The Kiddy Adventure Pack has several features parents may be looking for, but their execution is disappointing and frustrating. This pack has limited storage and adjustability for both parents and children. While it has a lower price than much of the competition, the quality and performance reflect this, and we feel most parents won't want to wear the pack for extended adventures. With difficult on the fly changes and a poorly designed seat pad that doesn't support baby's weight, we think parents are better off considering the Kelty Journey PerfectFit that scored higher and has a cheaper price.
Kiddy Adventure Pack Review
Pros: Attached canopy, cheaper price, 2 drool pads
Cons: Hard to adjust on the fly, difficult to use, poor storage
Compare to Similar Products
Our Analysis and Test Results
For 50 years, Kiddy has worked to increase car safety for children. The company has filed patents concerning lie-flat technology, impact shield, and shock absorbers and has received awards from Stiftung Warentest and ADAC for safety and quality. Their Evoluna i-Size is the only infant car seat with a lie-flat function inside and outside the car. Kiddy products are sold in over 50 countries worldwide and include car seats, strollers, and backpack carriers.
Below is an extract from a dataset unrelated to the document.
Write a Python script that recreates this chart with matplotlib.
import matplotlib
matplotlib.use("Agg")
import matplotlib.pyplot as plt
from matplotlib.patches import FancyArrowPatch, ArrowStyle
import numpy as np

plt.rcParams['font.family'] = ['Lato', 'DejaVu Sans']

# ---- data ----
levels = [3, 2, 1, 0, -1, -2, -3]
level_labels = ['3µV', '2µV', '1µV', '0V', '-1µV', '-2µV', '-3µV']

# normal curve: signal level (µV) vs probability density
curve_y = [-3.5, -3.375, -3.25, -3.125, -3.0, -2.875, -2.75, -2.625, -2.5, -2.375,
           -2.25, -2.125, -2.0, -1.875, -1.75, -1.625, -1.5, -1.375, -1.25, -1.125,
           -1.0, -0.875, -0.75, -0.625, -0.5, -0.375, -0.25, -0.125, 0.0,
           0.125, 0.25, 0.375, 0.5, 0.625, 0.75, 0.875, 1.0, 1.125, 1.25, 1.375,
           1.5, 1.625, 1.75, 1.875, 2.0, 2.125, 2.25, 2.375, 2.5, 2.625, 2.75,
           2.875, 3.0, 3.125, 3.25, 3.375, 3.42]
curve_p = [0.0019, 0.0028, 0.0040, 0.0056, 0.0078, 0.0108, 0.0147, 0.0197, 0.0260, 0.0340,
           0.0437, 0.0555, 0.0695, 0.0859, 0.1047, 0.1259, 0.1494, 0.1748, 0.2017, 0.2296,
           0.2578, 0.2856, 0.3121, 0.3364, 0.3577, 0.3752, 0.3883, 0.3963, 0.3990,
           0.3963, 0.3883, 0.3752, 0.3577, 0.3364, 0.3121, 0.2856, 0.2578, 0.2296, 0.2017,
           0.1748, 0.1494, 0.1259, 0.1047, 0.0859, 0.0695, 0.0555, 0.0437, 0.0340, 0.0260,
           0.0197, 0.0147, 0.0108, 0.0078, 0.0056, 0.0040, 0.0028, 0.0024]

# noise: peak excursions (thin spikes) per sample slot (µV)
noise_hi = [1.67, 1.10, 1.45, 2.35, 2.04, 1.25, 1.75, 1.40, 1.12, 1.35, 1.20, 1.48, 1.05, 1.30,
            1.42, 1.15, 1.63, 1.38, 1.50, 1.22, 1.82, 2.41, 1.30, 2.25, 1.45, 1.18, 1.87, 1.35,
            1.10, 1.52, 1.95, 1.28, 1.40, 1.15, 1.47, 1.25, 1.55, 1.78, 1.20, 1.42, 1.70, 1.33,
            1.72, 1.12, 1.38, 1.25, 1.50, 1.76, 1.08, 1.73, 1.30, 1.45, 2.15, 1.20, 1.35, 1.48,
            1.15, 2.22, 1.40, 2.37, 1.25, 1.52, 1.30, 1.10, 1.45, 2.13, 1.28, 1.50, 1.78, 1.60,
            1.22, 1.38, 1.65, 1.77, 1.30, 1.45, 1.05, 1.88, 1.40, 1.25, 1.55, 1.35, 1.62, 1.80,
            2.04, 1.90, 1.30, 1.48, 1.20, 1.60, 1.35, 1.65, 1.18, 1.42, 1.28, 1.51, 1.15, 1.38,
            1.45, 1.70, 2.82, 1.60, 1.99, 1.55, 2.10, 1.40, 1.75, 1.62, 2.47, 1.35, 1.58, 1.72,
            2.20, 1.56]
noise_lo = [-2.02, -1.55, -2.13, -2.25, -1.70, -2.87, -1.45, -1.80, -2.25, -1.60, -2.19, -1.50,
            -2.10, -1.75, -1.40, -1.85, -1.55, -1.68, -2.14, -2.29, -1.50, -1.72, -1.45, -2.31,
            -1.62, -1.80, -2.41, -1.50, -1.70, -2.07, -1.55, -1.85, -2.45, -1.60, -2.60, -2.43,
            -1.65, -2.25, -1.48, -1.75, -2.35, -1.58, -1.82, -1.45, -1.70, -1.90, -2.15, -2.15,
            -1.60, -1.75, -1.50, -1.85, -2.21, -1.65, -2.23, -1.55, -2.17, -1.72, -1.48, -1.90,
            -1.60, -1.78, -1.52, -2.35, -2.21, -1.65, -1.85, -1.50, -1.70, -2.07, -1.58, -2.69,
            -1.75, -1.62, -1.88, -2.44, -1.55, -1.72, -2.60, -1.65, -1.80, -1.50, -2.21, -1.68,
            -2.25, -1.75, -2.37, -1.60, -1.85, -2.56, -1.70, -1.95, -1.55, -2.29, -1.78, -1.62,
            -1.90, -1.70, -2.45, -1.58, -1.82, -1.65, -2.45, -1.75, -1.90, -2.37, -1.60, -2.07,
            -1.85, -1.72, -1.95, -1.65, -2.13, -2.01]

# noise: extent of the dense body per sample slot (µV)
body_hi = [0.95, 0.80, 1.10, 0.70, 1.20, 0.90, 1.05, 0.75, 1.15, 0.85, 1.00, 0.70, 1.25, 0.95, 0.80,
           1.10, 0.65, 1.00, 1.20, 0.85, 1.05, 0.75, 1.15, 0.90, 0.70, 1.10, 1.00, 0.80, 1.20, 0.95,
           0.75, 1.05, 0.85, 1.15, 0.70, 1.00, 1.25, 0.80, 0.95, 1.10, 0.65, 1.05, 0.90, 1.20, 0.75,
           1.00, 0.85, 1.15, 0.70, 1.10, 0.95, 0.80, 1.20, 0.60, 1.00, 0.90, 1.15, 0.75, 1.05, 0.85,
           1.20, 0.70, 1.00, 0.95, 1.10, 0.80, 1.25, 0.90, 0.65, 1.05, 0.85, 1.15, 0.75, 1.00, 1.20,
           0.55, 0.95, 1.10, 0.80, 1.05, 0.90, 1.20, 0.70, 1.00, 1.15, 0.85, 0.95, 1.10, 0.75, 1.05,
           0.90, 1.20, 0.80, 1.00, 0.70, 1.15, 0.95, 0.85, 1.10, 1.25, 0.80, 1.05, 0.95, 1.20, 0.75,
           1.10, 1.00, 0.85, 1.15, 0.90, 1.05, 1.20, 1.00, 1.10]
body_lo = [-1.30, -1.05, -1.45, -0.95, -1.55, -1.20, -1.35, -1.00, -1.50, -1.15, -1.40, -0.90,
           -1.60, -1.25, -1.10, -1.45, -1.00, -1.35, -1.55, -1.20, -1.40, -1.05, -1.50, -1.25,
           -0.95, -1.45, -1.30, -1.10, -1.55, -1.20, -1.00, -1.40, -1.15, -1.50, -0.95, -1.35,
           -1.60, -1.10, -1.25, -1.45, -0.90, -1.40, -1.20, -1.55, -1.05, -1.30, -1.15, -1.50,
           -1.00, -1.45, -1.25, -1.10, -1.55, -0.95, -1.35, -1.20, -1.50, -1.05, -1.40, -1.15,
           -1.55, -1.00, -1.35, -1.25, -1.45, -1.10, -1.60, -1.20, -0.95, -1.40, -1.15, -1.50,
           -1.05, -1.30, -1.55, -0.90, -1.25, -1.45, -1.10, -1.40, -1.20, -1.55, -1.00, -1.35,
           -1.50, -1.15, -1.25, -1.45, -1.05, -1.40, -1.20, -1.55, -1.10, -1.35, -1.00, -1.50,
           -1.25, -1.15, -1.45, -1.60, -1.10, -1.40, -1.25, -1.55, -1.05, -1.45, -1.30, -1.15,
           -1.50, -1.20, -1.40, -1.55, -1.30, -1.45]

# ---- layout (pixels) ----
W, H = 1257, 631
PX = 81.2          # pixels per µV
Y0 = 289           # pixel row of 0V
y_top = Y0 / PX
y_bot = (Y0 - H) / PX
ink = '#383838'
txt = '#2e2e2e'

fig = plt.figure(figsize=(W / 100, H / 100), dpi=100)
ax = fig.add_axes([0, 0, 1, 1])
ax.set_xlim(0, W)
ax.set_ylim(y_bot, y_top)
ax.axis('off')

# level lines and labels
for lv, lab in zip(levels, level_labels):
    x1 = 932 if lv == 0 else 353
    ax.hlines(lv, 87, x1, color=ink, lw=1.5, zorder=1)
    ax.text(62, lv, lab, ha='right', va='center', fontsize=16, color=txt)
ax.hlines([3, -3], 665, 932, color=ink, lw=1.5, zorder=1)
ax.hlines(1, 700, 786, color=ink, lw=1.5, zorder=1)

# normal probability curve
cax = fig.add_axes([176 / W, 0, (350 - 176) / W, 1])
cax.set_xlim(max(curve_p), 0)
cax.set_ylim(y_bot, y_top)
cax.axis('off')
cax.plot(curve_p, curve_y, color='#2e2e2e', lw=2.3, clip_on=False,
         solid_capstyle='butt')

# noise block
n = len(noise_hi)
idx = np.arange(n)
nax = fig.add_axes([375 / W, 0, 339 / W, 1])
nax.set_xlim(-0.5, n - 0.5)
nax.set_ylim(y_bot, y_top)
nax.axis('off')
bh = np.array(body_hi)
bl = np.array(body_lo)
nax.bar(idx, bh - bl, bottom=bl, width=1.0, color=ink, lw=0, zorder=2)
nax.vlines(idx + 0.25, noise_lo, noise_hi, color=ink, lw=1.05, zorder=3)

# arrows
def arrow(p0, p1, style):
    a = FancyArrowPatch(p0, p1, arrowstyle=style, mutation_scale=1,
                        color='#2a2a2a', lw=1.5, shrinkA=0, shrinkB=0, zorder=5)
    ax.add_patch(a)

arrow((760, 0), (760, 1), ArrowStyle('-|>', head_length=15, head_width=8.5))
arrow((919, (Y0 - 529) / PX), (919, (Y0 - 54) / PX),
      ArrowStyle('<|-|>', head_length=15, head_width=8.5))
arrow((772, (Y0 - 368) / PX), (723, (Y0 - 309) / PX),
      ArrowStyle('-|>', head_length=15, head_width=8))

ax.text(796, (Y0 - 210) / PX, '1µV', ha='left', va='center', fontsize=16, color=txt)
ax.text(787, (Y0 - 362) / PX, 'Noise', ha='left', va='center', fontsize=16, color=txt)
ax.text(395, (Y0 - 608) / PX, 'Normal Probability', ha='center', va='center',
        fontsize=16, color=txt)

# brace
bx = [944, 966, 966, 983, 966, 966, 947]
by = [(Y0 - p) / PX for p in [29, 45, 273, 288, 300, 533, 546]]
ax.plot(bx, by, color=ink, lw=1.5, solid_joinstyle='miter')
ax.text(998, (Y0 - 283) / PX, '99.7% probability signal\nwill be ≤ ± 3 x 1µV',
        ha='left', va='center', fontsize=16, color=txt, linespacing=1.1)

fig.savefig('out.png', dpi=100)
The comparison chart below shows the overall scores for the backpacks we tested in this review including the Kiddy (blue).
The subsections below include details on how the Kiddy performed compared to the competition.
The Kiddy earned a 5 of 10 for parent comfort.
This pack has padded shoulders (above left) that are sort of ho-hum and uninspired, but they do the job without discomfort. The chest clip is stiff (above right), but it sits off your chest.
The back of the pack has so-so padding. The pad is breathable and opens to expose the torso height strap but the torso range is only 1.5 inches making it somewhat useless.
The waist belt has average padding but it isn't as supportive as it should be. A significant amount of baby's weight rests on your hips making a supportive belt essential.
The back pad has a removable lumbar support that attaches with Velcro. Our testers didn't know if it was there or not indicating it doesn't offer much support. It could be a useful addition, but it needs to be more substantial to be effective.
The Kiddy earned a 4 of 10 for child comfort.
The seat bottom has average padding but it folds in half under baby's weight. The seat padding runs from the back up the front covering the straps and buckles for comfort and the fabric is not soft and could chafe baby's exposed skin. The shoulder straps are lightly padded and sufficient for baby's comfort.
This pack has a front face rest (above left) with two removable drool pad (above right). This pad is useful for napping little ones and the drool cloth is easier to keep clean than those that don't remove.
The cockpit on the Kiddy isn't as tight as we'd like but it isn't so open that baby will be flopping around like the Phil and Teds Parade. The pack doesn't offer stirrups, so little one's legs will dangle.
The Kiddy has a built-in canopy that pops up from the rear storage pocket (above left) and the front clips in (above right) to secure the hood. It feels like a cheaper version of the Deuter Kid Comfort 3 which is one of the best and it is challenging to stuff back into the pocket.
Ease of Use
The Kiddy earned a 4 of 10 for ease of use. This score is the low score for the carriers.
The child harness (above left) is hard to adjust and near impossible with a baby in the pack. The strap has to be taken out of buckle, looped through the back of the carrier and then threaded through buckle again. The chest clip has a button push (above right) and is weirdly stiff for such a simple design. Adjusting the baby's seat is also challenging with raising harder than lowering but and moving to the higher position is almost impossible with a baby in the carrier.
The adult shoulder straps are stiff and don't move smoothly making tightening on the fly frustrating and the buckles on the chest and waist are stubborn and difficult to push. The torso adjustment is time-consuming and convoluted, and given the limited range of movement, it's almost not worth the hassle.
The Kiddy has dual carry handles attached mostly out of the way. There is no location for a hydration bladder but it has a water bottle holder. The manual is similar to that of the Clevr Cross Country using the same pictures with the same model number indicating the two packs are made by the same manufacturer.
The leg brace locks in place and will stand if you don't lock it but for safety, you should double check the lock before letting go of the carrier with your baby inside. There are safety straps you need to unlock before closing the brace which can't be done once the pack is on.
The Kiddy earned a 2 of 10 for storage, making it the worst in the group.
The main pocket (above left) is large, but access is frustrating. There is a flap covering the zipper causing it to get stuck in the fabric. There is a smaller zippered pocket (above right) higher up on the backpack which is easier to operate thanks to an uncovered zipper.
There is a mesh water bottle holder with an elastic band at the top to help keep the bottle in place. The holder is unreachable by the wearer, and it requires two hands to get a bottle inside. The waistband pocket has a zipper but is too small for most mobile phones, and the zipper is sticky with a similar fabric cover problem as the main pocket.
The canopy is attached to the pack so it can't get lost or misplaced. It stores in a dedicated pocket at the top of the bag and while difficult to get in and out, this is preferable to those products where the canopy doesn't have storage or isn't connectedk.